▶ **TASK TO COMPLETE**:
Make an exact transcription of the material, leaving out all images.

▶ **COLLECTED DATA**:

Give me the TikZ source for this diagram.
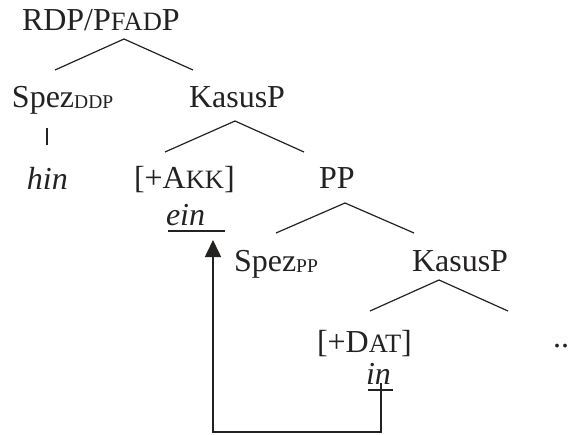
\documentclass[tikz,border=0pt]{standalone}
\usepackage{fontspec}
\setmainfont{Liberation Serif}
\usetikzlibrary{arrows.meta}
\definecolor{ink}{rgb}{0.14,0.13,0.13}
\newcommand\fsc[1]{{\fontsize{26.5}{26.5}\selectfont #1}}
\newcommand\fsub[1]{\raisebox{-1pt}{\fontsize{19.5}{19.5}\selectfont #1}}
\tikzset{
  lbl/.style={anchor=base west,inner sep=0pt,outer sep=0pt,text=ink,font=\fontsize{32}{38}\selectfont},
  branch/.style={draw=ink,line width=1.2pt},
  uline/.style={draw=ink,line width=1.4pt},
  mover/.style={draw=ink,line width=1.6pt,-{Triangle[width=16pt,length=17pt]}}
}
\begin{document}
\begin{tikzpicture}[x=1pt,y=-1pt]
\useasboundingbox (0,0) rectangle (570,434);
% labels
\node[lbl] (root) at (22,30) {RDP/P\fsc{FAD}P};
\node[lbl] (spezddp) at (12,107) {Spez\fsub{DDP}};
\node[lbl] (kasus1) at (189,107) {KasusP};
\node[lbl] (hin) at (27,189) {\textit{hin}};
\node[lbl] (akk) at (134,188) {[+A\fsc{KK}]};
\node[lbl] (pp) at (319,188) {PP};
\node[lbl] (ein) at (166,225) {\textit{ein}};
\node[lbl] (spezpp) at (234,271) {Spez\fsub{PP}};
\node[lbl] (kasus2) at (412,271) {KasusP};
\node[lbl] (dat) at (317,352) {[+D\fsc{AT}]};
\node[lbl] (dots) at (553,347) {..};
\node[lbl] (in) at (366,384) {\textit{in}};
% branch points
\coordinate (a0) at (124,39);  \coordinate (l0) at (55,70);   \coordinate (r0) at (193,70);
\coordinate (b0) at (47,128);  \coordinate (b1) at (47,145);
\coordinate (a1) at (235,121); \coordinate (l1) at (165,152); \coordinate (r1) at (304,152);
\coordinate (a2) at (345,203); \coordinate (l2) at (276,233); \coordinate (r2) at (414,233);
\coordinate (a3) at (439,280); \coordinate (l3) at (370,311); \coordinate (r3) at (508,311);
\draw[branch] (l0) -- (a0) -- (r0);
\draw[branch] (b0) -- (b1);
\draw[branch] (l1) -- (a1) -- (r1);
\draw[branch] (l2) -- (a2) -- (r2);
\draw[branch] (l3) -- (a3) -- (r3);
% underlines
\coordinate (eul) at (168,231); \coordinate (eur) at (225,231);
\coordinate (iul) at (368,390); \coordinate (iur) at (393,390);
\draw[uline] (eul) -- (eur);
\draw[uline] (iul) -- (iur);
% movement arrow
\coordinate (intop) at (381,383);
\coordinate (einbot) at (213,240);
\coordinate (floor) at (297,432);
\draw[mover] (intop) -- (intop |- floor) -| (einbot);
\end{tikzpicture}
\end{document}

▶ **EXERCISE OUTPUT**:
Give me the TikZ source for this diagram.
\documentclass[tikz,border=0pt]{standalone}
\usepackage{fontspec}
\setmainfont{Liberation Serif}
\usetikzlibrary{arrows.meta}
\definecolor{ink}{rgb}{0.14,0.13,0.13}
\newcommand\fsc[1]{{\fontsize{26.5}{26.5}\selectfont #1}}
\newcommand\fsub[1]{\raisebox{-1pt}{\fontsize{19.5}{19.5}\selectfont #1}}
\tikzset{
  lbl/.style={anchor=base west,inner sep=0pt,outer sep=0pt,text=ink,font=\fontsize{32}{38}\selectfont},
  branch/.style={draw=ink,line width=1.2pt},
  uline/.style={draw=ink,line width=1.4pt},
  mover/.style={draw=ink,line width=1.6pt,-{Triangle[width=16pt,length=17pt]}}
}
\begin{document}
\begin{tikzpicture}[x=1pt,y=-1pt]
\useasboundingbox (0,0) rectangle (570,434);
% labels
\node[lbl] (root) at (22,30) {RDP/P\fsc{FAD}P};
\node[lbl] (spezddp) at (12,107) {Spez\fsub{DDP}};
\node[lbl] (kasus1) at (189,107) {KasusP};
\node[lbl] (hin) at (27,189) {\textit{hin}};
\node[lbl] (akk) at (134,188) {[+A\fsc{KK}]};
\node[lbl] (pp) at (319,188) {PP};
\node[lbl] (ein) at (166,225) {\textit{ein}};
\node[lbl] (spezpp) at (234,271) {Spez\fsub{PP}};
\node[lbl] (kasus2) at (412,271) {KasusP};
\node[lbl] (dat) at (317,352) {[+D\fsc{AT}]};
\node[lbl] (dots) at (553,347) {..};
\node[lbl] (in) at (366,384) {\textit{in}};
% branch points
\coordinate (a0) at (124,39);  \coordinate (l0) at (55,70);   \coordinate (r0) at (193,70);
\coordinate (b0) at (47,128);  \coordinate (b1) at (47,145);
\coordinate (a1) at (235,121); \coordinate (l1) at (165,152); \coordinate (r1) at (304,152);
\coordinate (a2) at (345,203); \coordinate (l2) at (276,233); \coordinate (r2) at (414,233);
\coordinate (a3) at (439,280); \coordinate (l3) at (370,311); \coordinate (r3) at (508,311);
\draw[branch] (l0) -- (a0) -- (r0);
\draw[branch] (b0) -- (b1);
\draw[branch] (l1) -- (a1) -- (r1);
\draw[branch] (l2) -- (a2) -- (r2);
\draw[branch] (l3) -- (a3) -- (r3);
% underlines
\coordinate (eul) at (168,231); \coordinate (eur) at (225,231);
\coordinate (iul) at (368,390); \coordinate (iur) at (393,390);
\draw[uline] (eul) -- (eur);
\draw[uline] (iul) -- (iur);
% movement arrow
\coordinate (intop) at (381,383);
\coordinate (einbot) at (213,240);
\coordinate (floor) at (297,432);
\draw[mover] (intop) -- (intop |- floor) -| (einbot);
\end{tikzpicture}
\end{document}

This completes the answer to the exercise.